Man sieht hier wieder ein Charakteristikum der QFT: zu jeder Teilchenart gehört ein Feld und umgekehrt. Es gibt kräftetragende Felder (elektromagnetisches Feld, starke nukleare Felder, schwache nukleare Felder), zu denen Teilchen gehören (Photonen, Gluonen, W- und Z-Bosonen) und Materiefelder, die zu Teilchen gehören (Elektron/Positron -> Elektronenfeld, Myon/Antimyon -> Myonenfeld, Quark/Antiquark -> Quarkfeld, ...), wobei die kräftetragenden Felder bosonisch sind und die Materiefelder fermionisch.
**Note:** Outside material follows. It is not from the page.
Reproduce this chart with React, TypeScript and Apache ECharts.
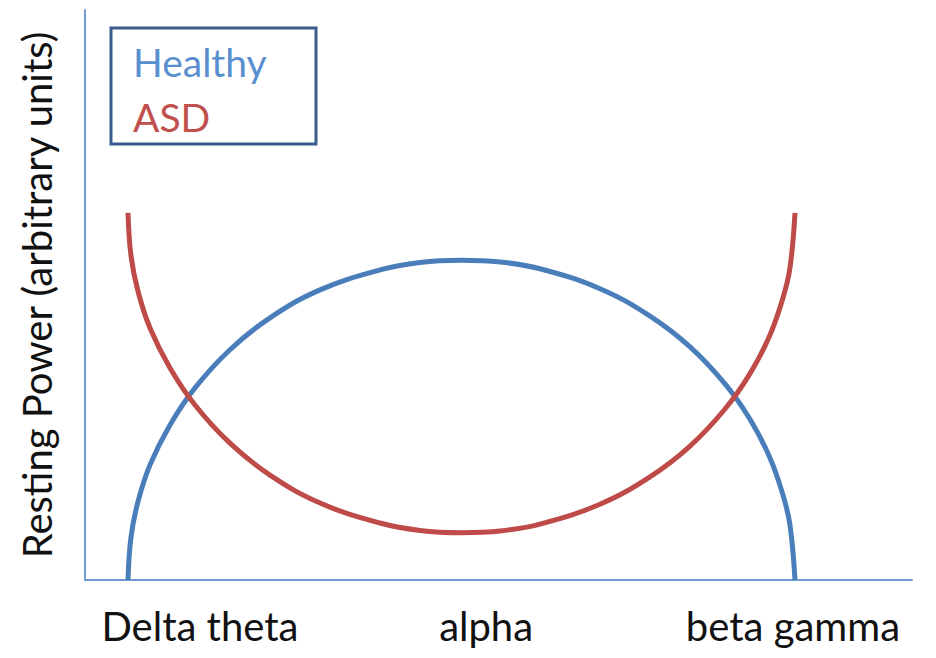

Und nur in erste Näherung gilt, dass allein die kräftetragenden Felder kräftetragend, also wechselwirkungsvermittelnd, sind: bei der Vakuumpolarisation wirkt auch das beteiligte Materiefeld (z.B. Elektronenfeld) kräftetragend.
Nochmal zur Vakuumpolarisation: in populärwissenschaftlichen Darstellungen wird häufig das Bild vermittelt, dass z.B. ein Elektron von einer Wolke aus virtuellen Elektron-Positron-Paaren umgeben sei. Das gehört auch eher in die gleiche Kategorie wie virtuelle Teilchen beim Vakuumzustand: als popularisierte Darstellung verbreitet, aber darüberhinaus zu nichts zu gebrauchen.
Janina hat geschrieben:Die Verletzung der Parität ist auch so ein Ding, das sich der Vorstellung komplett entzieht. Man kann sich als Krücke einen Schraubensinn denken, ok. Aber die Berechnung der Gamma-Matritzen sind doch auch kein Grund, jeglichen Schraubensinn abzulehnen, nur weil in den Gleichungen kein Gewinde steht.
Ähm, du redest jetzt davon, dass bei Fermionen, die durch die Dirac-Gleichung beschrieben werden, die Wellenfunktion nicht bei einer Drehung um 360° wieder in sich selbst übergeht, sondern erst bei einer Drehung um 720°? Es wäre natürlich möglich, dass dies mit einer inneren Struktur der Fermionen zu tun hat, die durch die Dirac-Gleichung nicht erfasst wird. Das hieße aber, dass die Theorie der Dirac-Gleichung unvollständig wäre, und durch eine darunterliegende Theorie vervollständigt werden müsste. Solange man die Theorie der Dirac-Gleichung für vollständig hält, folgt daraus, dass es keine solche innere Struktur gibt.
Zur Verletzung der Parität: als Paritätsverletzung bezeichnet man eigentlich ein ganz anderes Phänomen, das mit der schwachen Wechselwirkung zu tun hat und bei Teilchenzerfällen beobachtet werden kann.